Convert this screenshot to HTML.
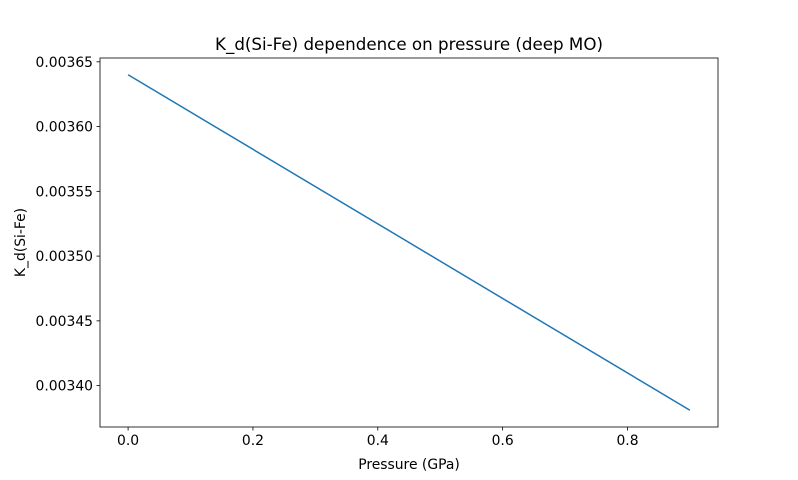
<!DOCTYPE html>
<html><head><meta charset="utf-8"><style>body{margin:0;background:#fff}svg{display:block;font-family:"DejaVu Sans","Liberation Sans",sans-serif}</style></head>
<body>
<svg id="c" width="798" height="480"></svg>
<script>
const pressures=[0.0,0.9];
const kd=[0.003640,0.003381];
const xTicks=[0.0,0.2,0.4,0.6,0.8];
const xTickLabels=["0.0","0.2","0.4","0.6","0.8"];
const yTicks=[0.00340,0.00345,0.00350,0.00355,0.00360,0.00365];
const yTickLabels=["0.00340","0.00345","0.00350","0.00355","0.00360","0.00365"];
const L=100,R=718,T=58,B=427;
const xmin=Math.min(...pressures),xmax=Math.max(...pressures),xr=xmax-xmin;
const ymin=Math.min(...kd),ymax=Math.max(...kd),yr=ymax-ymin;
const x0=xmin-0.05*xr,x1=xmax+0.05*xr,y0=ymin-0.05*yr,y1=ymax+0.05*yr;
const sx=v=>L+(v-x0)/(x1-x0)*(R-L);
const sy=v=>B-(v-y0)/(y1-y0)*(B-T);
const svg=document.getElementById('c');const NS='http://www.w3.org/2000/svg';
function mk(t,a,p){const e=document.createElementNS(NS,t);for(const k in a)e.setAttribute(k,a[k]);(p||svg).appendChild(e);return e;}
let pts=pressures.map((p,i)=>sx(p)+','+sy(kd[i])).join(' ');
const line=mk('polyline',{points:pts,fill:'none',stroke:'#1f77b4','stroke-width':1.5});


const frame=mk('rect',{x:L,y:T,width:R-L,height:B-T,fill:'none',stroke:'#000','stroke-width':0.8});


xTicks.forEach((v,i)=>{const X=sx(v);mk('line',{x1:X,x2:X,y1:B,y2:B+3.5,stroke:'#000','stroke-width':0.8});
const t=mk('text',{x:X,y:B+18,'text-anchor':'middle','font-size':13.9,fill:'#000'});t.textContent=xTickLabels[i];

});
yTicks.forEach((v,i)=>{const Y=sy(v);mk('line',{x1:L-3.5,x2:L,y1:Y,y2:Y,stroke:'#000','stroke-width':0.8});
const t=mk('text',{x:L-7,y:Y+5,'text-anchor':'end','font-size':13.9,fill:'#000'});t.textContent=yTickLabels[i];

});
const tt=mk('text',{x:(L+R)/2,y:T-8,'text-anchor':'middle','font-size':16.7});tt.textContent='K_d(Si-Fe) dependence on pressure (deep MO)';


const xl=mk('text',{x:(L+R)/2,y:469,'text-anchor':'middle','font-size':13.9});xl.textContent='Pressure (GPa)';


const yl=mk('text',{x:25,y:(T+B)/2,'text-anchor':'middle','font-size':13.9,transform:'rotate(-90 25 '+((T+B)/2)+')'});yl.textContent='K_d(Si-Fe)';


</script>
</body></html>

**Exercise instructions:**
Print the complete listing exactly as it stands, without its pictures.

**Correct output:**
Convert this screenshot to HTML.
<!DOCTYPE html>
<html><head><meta charset="utf-8"><style>body{margin:0;background:#fff}svg{display:block;font-family:"DejaVu Sans","Liberation Sans",sans-serif}</style></head>
<body>
<svg id="c" width="798" height="480"></svg>
<script>
const pressures=[0.0,0.9];
const kd=[0.003640,0.003381];
const xTicks=[0.0,0.2,0.4,0.6,0.8];
const xTickLabels=["0.0","0.2","0.4","0.6","0.8"];
const yTicks=[0.00340,0.00345,0.00350,0.00355,0.00360,0.00365];
const yTickLabels=["0.00340","0.00345","0.00350","0.00355","0.00360","0.00365"];
const L=100,R=718,T=58,B=427;
const xmin=Math.min(...pressures),xmax=Math.max(...pressures),xr=xmax-xmin;
const ymin=Math.min(...kd),ymax=Math.max(...kd),yr=ymax-ymin;
const x0=xmin-0.05*xr,x1=xmax+0.05*xr,y0=ymin-0.05*yr,y1=ymax+0.05*yr;
const sx=v=>L+(v-x0)/(x1-x0)*(R-L);
const sy=v=>B-(v-y0)/(y1-y0)*(B-T);
const svg=document.getElementById('c');const NS='http://www.w3.org/2000/svg';
function mk(t,a,p){const e=document.createElementNS(NS,t);for(const k in a)e.setAttribute(k,a[k]);(p||svg).appendChild(e);return e;}
let pts=pressures.map((p,i)=>sx(p)+','+sy(kd[i])).join(' ');
const line=mk('polyline',{points:pts,fill:'none',stroke:'#1f77b4','stroke-width':1.5});


const frame=mk('rect',{x:L,y:T,width:R-L,height:B-T,fill:'none',stroke:'#000','stroke-width':0.8});


xTicks.forEach((v,i)=>{const X=sx(v);mk('line',{x1:X,x2:X,y1:B,y2:B+3.5,stroke:'#000','stroke-width':0.8});
const t=mk('text',{x:X,y:B+18,'text-anchor':'middle','font-size':13.9,fill:'#000'});t.textContent=xTickLabels[i];

});
yTicks.forEach((v,i)=>{const Y=sy(v);mk('line',{x1:L-3.5,x2:L,y1:Y,y2:Y,stroke:'#000','stroke-width':0.8});
const t=mk('text',{x:L-7,y:Y+5,'text-anchor':'end','font-size':13.9,fill:'#000'});t.textContent=yTickLabels[i];

});
const tt=mk('text',{x:(L+R)/2,y:T-8,'text-anchor':'middle','font-size':16.7});tt.textContent='K_d(Si-Fe) dependence on pressure (deep MO)';


const xl=mk('text',{x:(L+R)/2,y:469,'text-anchor':'middle','font-size':13.9});xl.textContent='Pressure (GPa)';


const yl=mk('text',{x:25,y:(T+B)/2,'text-anchor':'middle','font-size':13.9,transform:'rotate(-90 25 '+((T+B)/2)+')'});yl.textContent='K_d(Si-Fe)';


</script>
</body></html>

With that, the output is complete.